Evidentemente, um sistema eficiente de controle de entrada e saída, um adequado sistema de controle de incêndios, uma precisa abordagem de controle de aberturas de janelas em prédios altos, sem grades ou confinamentos, minimizam os riscos para os pacientes. “O desafio arquitetônico é o de prover segurança a estes espaços, através de esquadrias especialmente pensadas para que não remetam à ideia de gradeamento, confinamento e prisão, e que possam proporcionar aos clientes, além de segurança, o desfrutar da paisagem e do ciclo circadiano que tanto se reveste de importância para a rapidez da cura e do reequilíbrio psíquico”, conclui.
Os ambientes têm que ter a atenção dos arquitetos para algumas premissas de seguranças, como ausência de quinas, pisos pouco escorregadios, circulações facilitadas, iluminação natural e artificial eficiente, tomadas e quadros elétricos adequadamente dispostos, prevenção de incêndios, disposição de camas e mesas que permitam privacidade e itens em geral pensados para evitar acidentes, e ainda, que sejam de durabilidade garantida pela robustez e facilidade de limpeza de seus materiais.
Realidade brasileira
No Brasil, o cuidado e o capricho com os novos projetos de ambientes de atenção à saúde são bastante vistos, entretanto a manutenção destes espaços é esquecida. “Acredito que o País necessite de uma verdadeira revolução na cultura da manutenção predial, conformando estruturas mais duradouras e mais eficientes através do tempo de uso, estabelecendo um programa de cuidados preventivos e preditivos para que não se deteriorem muito rapidamente”, afirma Elza Costeira, coordenadora e docente.
Entretanto, há alguns casos de referência neste quesito, locais que buscam a humanização, apoiada em ações para a reinserção e o aprimoramento das relações sociais dos pacientes. “No Instituto Philippe Pinel, por exemplo, encontramos duas importantes iniciativas como uma oficina de reciclagem de papel, o Papel Pinel, e um estúdio de televisão, a TV Pinel. Ambas apontam para o envolvimento dos pacientes nas responsabilidades pela continuidade destas iniciativas”, ressalta Elza.
Para Hugo Fagundes, médico psiquiatra e Superintendente de Saúde Mental, no País existem centenas de CAPS distribuídos sem o menor padrão quanto a sua estrutura física. Muitos são implantados em casas alugadas pela prefeitura local, adaptadas de forma improvisada com a finalidade do acompanhamento contínuo de pessoas portadoras de transtornos mentais ou decorrentes do uso de drogas.

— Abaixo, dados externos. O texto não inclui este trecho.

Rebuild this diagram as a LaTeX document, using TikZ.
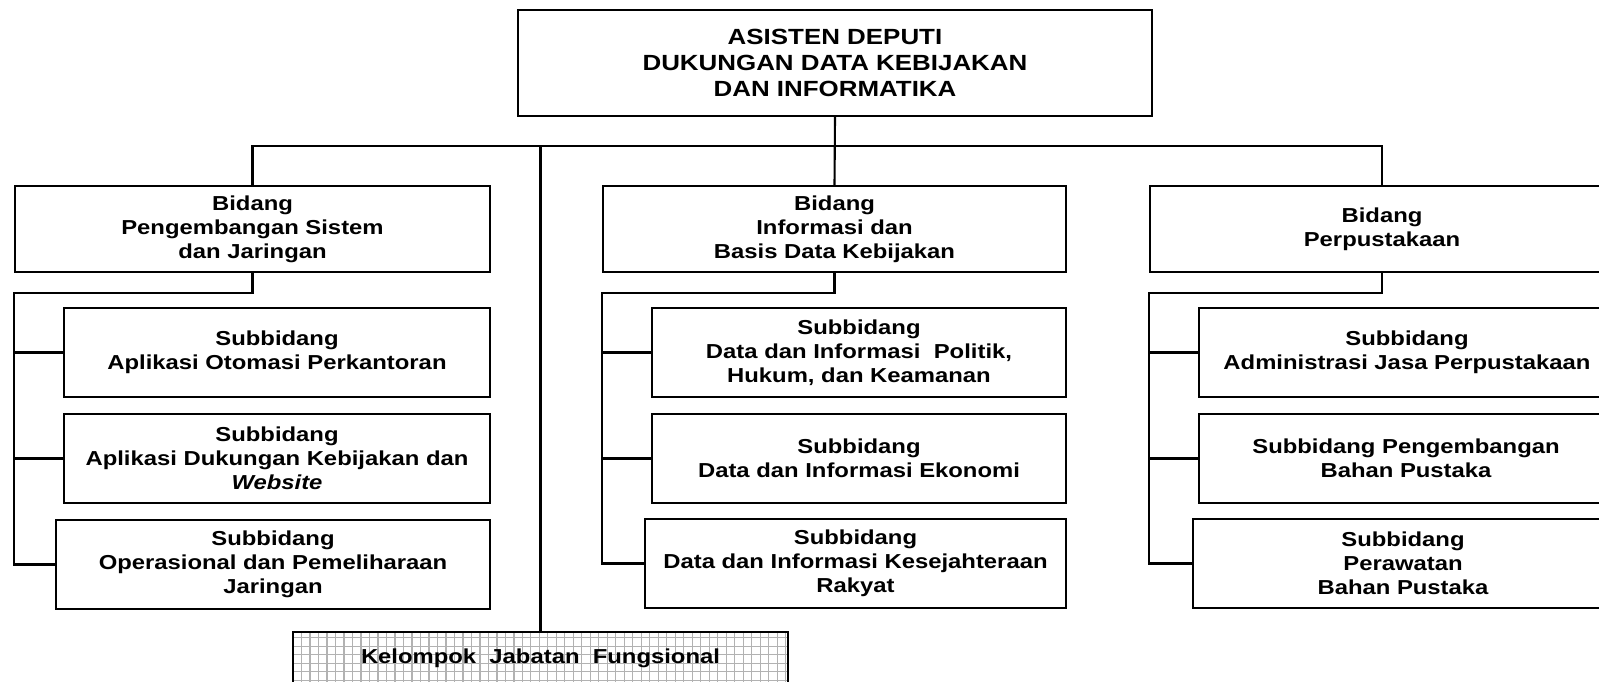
\documentclass[tikz,border=0pt]{standalone}
\usepackage{fontspec}
\setmainfont{Liberation Sans}[FakeStretch=1.18]

\tikzset{
  kotak/.style={draw, rectangle, align=center, inner sep=0pt,
    font=\fontsize{11.5}{13.6}\selectfont\bfseries},
  sub/.style={kotak, minimum height=1.78cm},
  bidang/.style={kotak, minimum height=1.72cm},
  kisi/.style={path picture={
    \draw[gray!60, line width=0.6pt, step=0.17cm]
      (path picture bounding box.south west) grid (path picture bounding box.north east);}},
}

\begin{document}
\begin{tikzpicture}[x=0.02cm, y=-0.02cm, line width=1.2pt]
    \useasboundingbox (0,0) rectangle (1599,681);

    % pimpinan
    \node[kotak, minimum width=12.68cm, minimum height=2.12cm,
          font=\fontsize{12.5}{14.6}\selectfont\bfseries] (asdep) at (835,63)
        {ASISTEN DEPUTI\\DUKUNGAN DATA KEBIJAKAN\\DAN INFORMATIKA};

    % tiga bidang
    \node[bidang, minimum width=9.5cm] (b1) at (252.5,229)
        {Bidang\\Pengembangan Sistem\\dan Jaringan};
    \node[bidang, minimum width=9.26cm] (b2) at (834.5,229)
        {Bidang\\Informasi dan\\Basis Data Kebijakan};
    \node[bidang, minimum width=9.28cm] (b3) at (1382,229)
        {Bidang\\Perpustakaan};

    % subbidang kolom kiri
    \node[sub, minimum width=8.52cm] (s1a) at (277,352.5)
        {Subbidang\\Aplikasi Otomasi Perkantoran};
    \node[sub, minimum width=8.52cm] (s1b) at (277,458.5)
        {Subbidang\\Aplikasi Dukungan Kebijakan dan\\\textit{Website}};
    \node[sub, minimum width=8.68cm] (s1c) at (273,564.5)
        {Subbidang\\Operasional dan Pemeliharaan\\Jaringan};

    % subbidang kolom tengah
    \node[sub, minimum width=8.28cm] (s2a) at (859,352.5)
        {Subbidang\\Data dan Informasi\ \ Politik,\\Hukum, dan Keamanan};
    \node[sub, minimum width=8.28cm] (s2b) at (859,458.5)
        {Subbidang\\Data dan Informasi Ekonomi};
    \node[sub, minimum width=8.42cm] (s2c) at (855.5,563.5)
        {Subbidang\\Data dan Informasi Kesejahteraan\\Rakyat};

    % subbidang kolom kanan
    \node[sub, minimum width=8.32cm] (s3a) at (1407,352.5)
        {Subbidang\\Administrasi Jasa Perpustakaan};
    \node[sub, minimum width=8.28cm] (s3b) at (1406,458.5)
        {Subbidang Pengembangan\\Bahan Pustaka};
    \node[sub, minimum width=8.4cm] (s3c) at (1403,563.5)
        {Subbidang\\Perawatan\\Bahan Pustaka};

    % jabatan fungsional
    \node[kotak, kisi, minimum width=9.9cm, minimum height=1.04cm] (kjf) at (540.5,658)
        {Kelompok\ \ Jabatan\ \ Fungsional};

    % garis komando
    \coordinate (bus) at (835,146);
    \draw (b1.north) |- (bus) -| (b3.north);
    \draw (asdep.south) -- (b2.north);
    \draw (kjf.north) -- (kjf.north |- bus);

    \draw (b1.south) -- ++(0,20) -| (s1c.west -| b1.west) -- (s1c.west);
    \draw (b2.south) -- ++(0,20) -| (s2c.west -| b2.west) -- (s2c.west);
    \draw (b3.south) -- ++(0,20) -| (s3c.west -| b3.west) -- (s3c.west);
    \foreach \s/\b in {s1a/b1, s1b/b1, s2a/b2, s2b/b2, s3a/b3, s3b/b3}
        \draw (\s.west) -- (\s.west -| \b.west);
\end{tikzpicture}
\end{document}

“Seria importante a edição por parte do Ministério da Saúde de uma cartilha orientadora dos fundamentos básicos para implantação dos centros de atenção psicossocial. Os técnicos da área da vigilância por vezes fazem exigências compatíveis com estruturas hospitalares, inadequadas ou incabíveis para serviços de inserção comunitária. Sendo assim, as equipes de saúde mental não têm uma orientação clara que possa balizar a implantação de novos serviços e adequar os existentes”, conclui Fagundes.